Masowa produkcja bomb lotniczych
Rodzina FAB to odłamkowo-burzące bomby pamiętające jeszcze czasy Józefa Stalina. Połowa ich wagomiaru to materiały wybuchowe. FAB-3000 są przeznaczone do niszczenia infrastruktury przemysłowej i podziemnych instalacji. Połowę ich masy stanowi sama głowica, co oznacza około 1400-1500 kilogramów samych materiałów wybuchowych.
Z danych Ukrainy wynika, że Rosjanie wykorzystali je do zbombardowania kombinatu metalurgicznego Azowstal znajdującego się w Mariupolu. Ich rozmiary powodują, że mogą być jedynie przenoszone przez wyspecjalizowane bombowce, jak Tu-22M użyte podczas ataku na Mariupol.

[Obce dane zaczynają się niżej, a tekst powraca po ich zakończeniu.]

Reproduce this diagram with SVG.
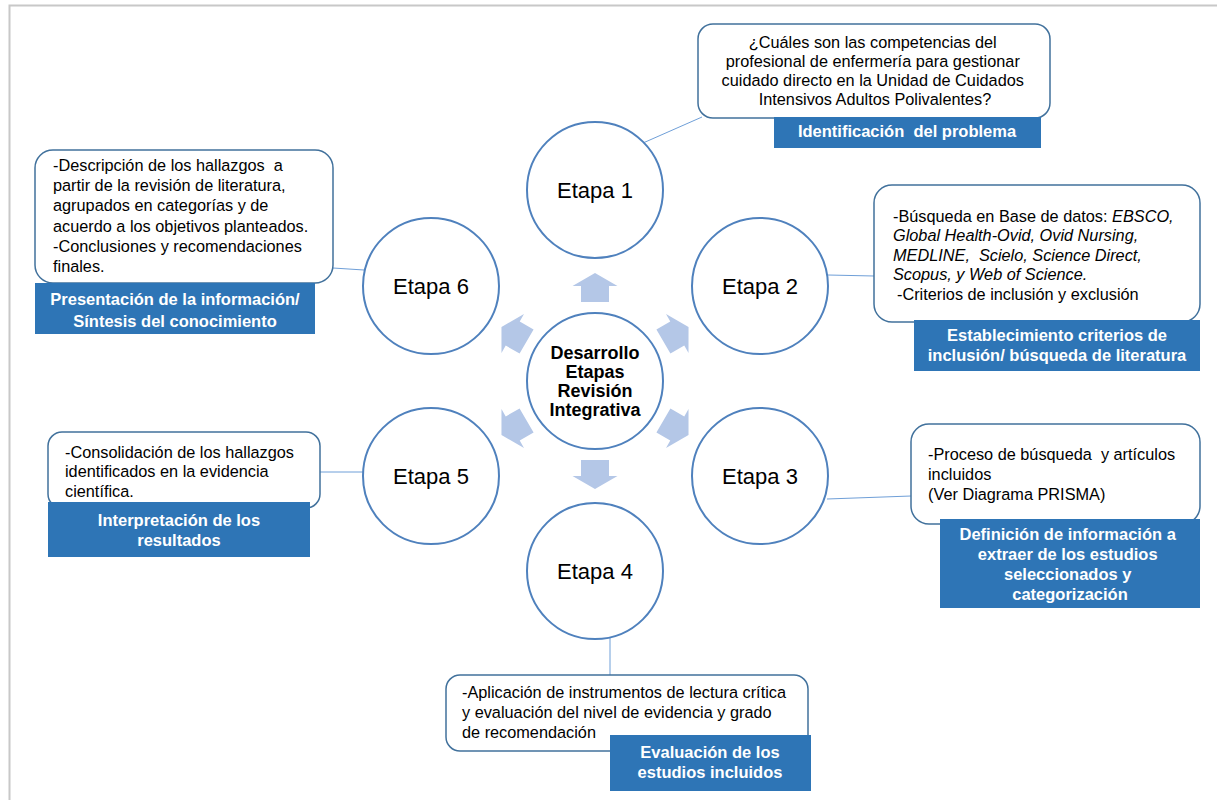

Oprócz tego rosyjski resort zakomunikował, że produkuje także w masowych ilościach bomby lotnicze FAB-500 oraz FAB-1500. Chociaż te bomby mają ponad 60 lat, nadal posiadają destruktywną siłę burzenia fortyfikacji i istnieją ich unowocześnione wersje.
Rosyjska maszyna wojenna nie odpoczywa
Jak podaje dziennik Kommiersant, w czwartek 21 marca minister obrony Siergiej Szojgu przeprowadzał kontrolę w kompleksie wojskowo-przemysłowym obwodu Niżnego Nowogrodu, sprawdzając zamówienia na broń lotniczą, artylerię i pociski czołgowe różnych kalibrów. Dziennik informuje, że od 2023 roku Rosyjska produkcja broni artyleryjskiej i lotniczej wzrosła pięciokrotnie. W ciągu miesiąca może wytworzyć blisko 250 tys. pocisków artyleryjskich, czyli 3 miliony w skali rocznej.
Do produkcji uzbrojenia dla armii potrzebna jest armia ludzi. Wedle informacji CNN, od początku inwazji na Ukrainę w zakładach zbrojeniowych Rosji zwiększono zatrudnienie o około 1 milion obywateli (z 2-2,5 mln do 3,5 mln). Mają pracować przez 24 godziny na dobę, siedem dni w tygodniu i na 12-godzinnych zmianach.
Europa się zbroi
Jeszcze przed końcem roku Niemcy wzmocnią swoją armię. Wśród planowanych na ten rok zakupów są między innymi dziesiątki pocisków JASSM-ER. Nie bez znaczenia dla podjęcia działań w zakresie dozbrajania się Niemiec, są ruchy Francji i... Polski. Jassm-er, to pociski manewrujące. Jak podaje niemiecka gazeta, mają być one umieszczone na myśliwcach 5. generacji, F-35 Lightning II. Niemcy chcą kupić ok. 75 takich pocisków i to jeszcze przed końcem tego roku, prawdopodobnie jesienią.